The Epstein-Barr virus (EBV) can cause a range of diseases, including cancers. However, no drug or approved vaccination can specifically thwart EBV within the body. Now, new research shows that inhibition of a specific metabolic pathway in infected cells can diminish latent infection and the risk of downstream disease.

The findings are published in Science in an article titled, “A metabolic dependency of EBV can be targeted to hinder B cell transformation.”

Researchers from the University of Basel and the University Hospital Basel led by Christoph Hess, PhD, professor at the University of Basel, have deciphered how the immune cells infected with EBV are reprogrammed. Known as “transformation,” this process is necessary for the infection to become chronic and cause subsequent diseases such as cancer. Specifically, the team discovered that the virus triggers the infected cell to ramp up the production of an enzyme known as IDO1. This ultimately leads to greater energy production by the power plants of infected cells: the mitochondria. In turn, this additional energy is needed for the increased metabolism and the rapid proliferation of B cells reprogrammed by EBV in this way.

Clinically, the researchers focused on a group of patients who had developed EBV-triggered blood cancer following organ transplantation. To prevent a transplanted organ from being rejected, it is necessary to weaken the immune system using medications. This, in turn, makes it easier for EBV to gain the upper hand and causes blood cancer, referred to as post-transplant lymphoma.

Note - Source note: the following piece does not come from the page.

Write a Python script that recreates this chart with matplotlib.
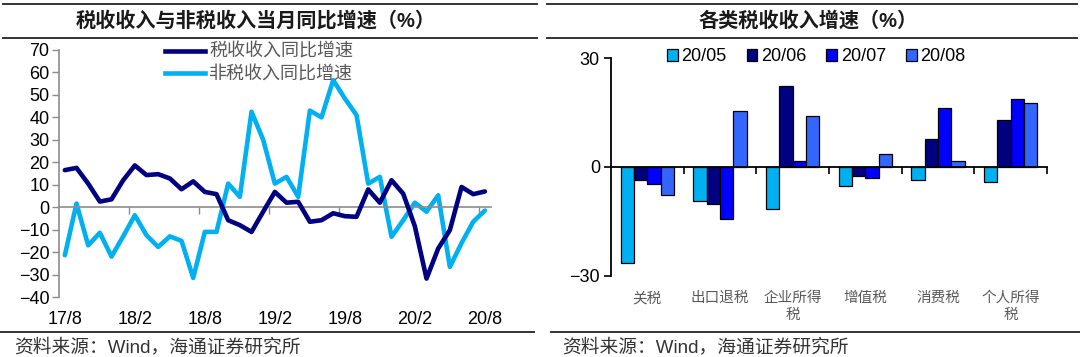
import matplotlib
import numpy as np

matplotlib.use("Agg")
import matplotlib.pyplot as plt  # noqa: E402
from matplotlib.lines import Line2D  # noqa: E402
from matplotlib.patches import Patch  # noqa: E402

plt.rcParams["font.family"] = ["Liberation Sans", "Noto Sans CJK SC"]

# left panel: monthly yoy, 17/8 .. 20/8
months = ["17/8", "18/2", "18/8", "19/2", "19/8", "20/2", "20/8"]
tax = [16.5, 17.5, 10.5, 2.5, 3.5, 12, 18.6, 14.3, 14.7, 12.8, 8, 11.5,
       6.8, 5.8, -5.8, -8, -11, -2, 6.8, 2, 2.4, -6.5, -5.8, -2.7,
       -4, -4.3, 7.9, 2, 12, 6, -8.5, -31.8, -18.4, -10.2, 9, 5.8, 7]
nontax = [-21.4, 1.6, -17, -11.4, -22, -13, -3.6, -12.5, -17.7, -13, -15, -31.5,
          -11, -11, 10.5, 4.6, 42.5, 30, 10.5, 13.5, 4.6, 43, 40, 56.6,
          48.4, 41, 10.5, 13.5, -13.2, -5.8, 2, -2, 5.3, -26.6, -16, -6.5, -1.5]

# right panel: by tax type
cats = ["关税", "出口退税", "企业所得\n税", "增值税", "消费税", "个人所得\n税"]
periods = ["20/05", "20/06", "20/07", "20/08"]
m05 = [-26.5, -9.4, -11.6, -5.3, -3.5, -4.1]
m06 = [-3.5, -10.2, 22.4, -2.6, 7.8, 12.9]
m07 = [-4.7, -14.3, 1.6, -3.0, 16.4, 18.9]
m08 = [-7.8, 15.5, 14.0, 3.7, 1.7, 17.7]
bar_colors = ["#00B0F0", "#000080", "#0000FF", "#3366FF"]

W, H = 1080, 357
fig = plt.figure(figsize=(W / 100, H / 100), dpi=100)


def fx(px):
    return px / W


def fy(py):
    return 1 - py / H


GRAY = "#8c8c8c"
LABEL = "#595959"

# ---- left: line chart
ax1 = fig.add_axes([fx(59), fy(297), fx(431.7), 247 / H])
x = np.arange(len(tax))
ax1.plot(x, tax, color="#000080", lw=3.3, solid_joinstyle="round", solid_capstyle="round", zorder=3)
ax1.plot(x, nontax, color="#00B0F0", lw=3.3, solid_joinstyle="round", solid_capstyle="round", zorder=2)
ax1.set_xlim(-0.5, len(tax) - 0.5)
ax1.set_ylim(-40, 70)
ax1.set_yticks(np.arange(-40, 71, 10))
ax1.tick_params(axis="y", direction="out", length=5, width=1, color=GRAY, labelsize=13, pad=2)
for s in ["top", "right"]:
    ax1.spines[s].set_visible(False)
ax1.spines["left"].set_color(GRAY)
ax1.spines["left"].set_linewidth(1.2)
ax1.spines["bottom"].set_position(("data", 0))
ax1.spines["bottom"].set_color(GRAY)
ax1.spines["bottom"].set_linewidth(1.2)
ax1.set_xticks([])
ax1.set_xticks(np.arange(5.5, len(tax) - 1, 6), minor=True)
ax1.tick_params(axis="x", which="minor", direction="out", length=5, width=1, color=GRAY, labelbottom=False)
sec1 = ax1.secondary_xaxis(0)
sec1.set_xticks(np.arange(0, len(tax), 6), months)
sec1.tick_params(length=0, labelsize=13, pad=10)
sec1.spines["bottom"].set_visible(False)

h = [Line2D([], [], color="#000080", lw=3.3), Line2D([], [], color="#00B0F0", lw=3.3)]
ax1.legend(h, ["税收收入同比增速", "非税收入同比增速"], loc="upper left",
           bbox_to_anchor=((165 - 59) / 431.7, (297 - 44) / 247), frameon=False,
           fontsize=13, handlelength=2.2, handletextpad=0.25, labelspacing=0.28,
           borderpad=0, borderaxespad=0, labelcolor=LABEL)

# ---- right: grouped bars
ax2 = fig.add_axes([fx(611), fy(275.7), fx(436), 217.4 / H])
xc = np.arange(len(cats))
bw = 0.183
for k, (vals, c) in enumerate(zip([m05, m06, m07, m08], bar_colors)):
    ax2.bar(xc + (k - 1.5) * bw, vals, width=bw, color=c, edgecolor="black", linewidth=0.9, zorder=2)
ax2.set_xlim(-0.5, len(cats) - 0.5)
ax2.set_ylim(-30, 30)
ax2.set_yticks([-30, 0, 30])
ax2.tick_params(axis="y", direction="out", length=5, width=1.2, labelsize=13, pad=3)
for s in ["top", "right"]:
    ax2.spines[s].set_visible(False)
ax2.spines["left"].set_linewidth(1.3)
ax2.spines["bottom"].set_position(("data", 0))
ax2.spines["bottom"].set_linewidth(1.3)
ax2.spines["bottom"].set_zorder(3)
ax2.set_xticks([])
ax2.set_xticks(np.arange(0.5, len(cats)), minor=True)
ax2.tick_params(axis="x", which="minor", direction="out", length=5, width=1.2, labelbottom=False)
sec2 = ax2.secondary_xaxis(0)
sec2.set_xticks(xc, cats)
sec2.tick_params(length=0, labelsize=10.5, pad=11, labelcolor=LABEL)
sec2.spines["bottom"].set_visible(False)
for t in sec2.get_xticklabels():
    t.set_linespacing(1.3)

ph = [Patch(facecolor=c, edgecolor="black", linewidth=0.9) for c in bar_colors]
ax2.legend(ph, periods, loc="center left", bbox_to_anchor=((667 - 611) / 436, (275.7 - 56.7) / 217.4),
           ncol=4, frameon=False, fontsize=13, handlelength=0.6, handleheight=0.6,
           handletextpad=0.2, columnspacing=1.1, borderpad=0, borderaxespad=0)

# ---- frame lines, titles, sources
for x0, x1 in [(3, 537), (547, 1077)]:
    for yy in (3.5, 38):
        fig.add_artist(Line2D([fx(x0), fx(x1)], [fy(yy), fy(yy)], color="#333333", lw=1.4))
for x0, x1 in [(0, 534), (551, 1080)]:
    fig.add_artist(Line2D([fx(x0), fx(x1)], [fy(332), fy(332)], color="#333333", lw=1.4))

fig.text(fx(256), fy(21), "税收收入与非税收入当月同比增速（%）", ha="center", va="center",
         fontsize=14.5, fontweight="bold", color="#1a1a1a")
fig.text(fx(808), fy(21), "各类税收收入增速（%）", ha="center", va="center",
         fontsize=14.5, fontweight="bold", color="#1a1a1a")
fig.text(fx(14), fy(347), "资料来源：Wind，海通证券研究所", ha="left", va="center", fontsize=13.5, color="#333333")
fig.text(fx(562), fy(347), "资料来源：Wind，海通证券研究所", ha="left", va="center", fontsize=13.5, color="#333333")

fig.savefig("out.png", dpi=100)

The researchers were able to show that EBV upregulates the enzyme IDO1 months before post-transplant lymphoma is diagnosed. This finding may help to develop biomarkers for the disease.

“Previously, IDO1 inhibitors have been developed in the hope that they could help to treat established cancer—which has unfortunately turned out not to be the case. In other words, there are already clinically tested inhibitors against this enzyme,” explained Christoph Hess. Accordingly, this class of drugs might now receive a second chance in applications aimed at dampening EBV infection and thereby tackling EBV-associated diseases. Indeed, in experiments with mice, IDO1 inhibition with these drugs reduced the transformation of B cells and therefore the viral load and the development of lymphoma.

“In transplant patients, it’s standard practice to use drugs against various viruses. Until now, there’s been nothing specific for preventing or treating Epstein-Barr virus associated disease,” said Hess.

The new findings provide a promising start to putting the brakes on EBV and may lead to novel treatments for diseases caused by EBV.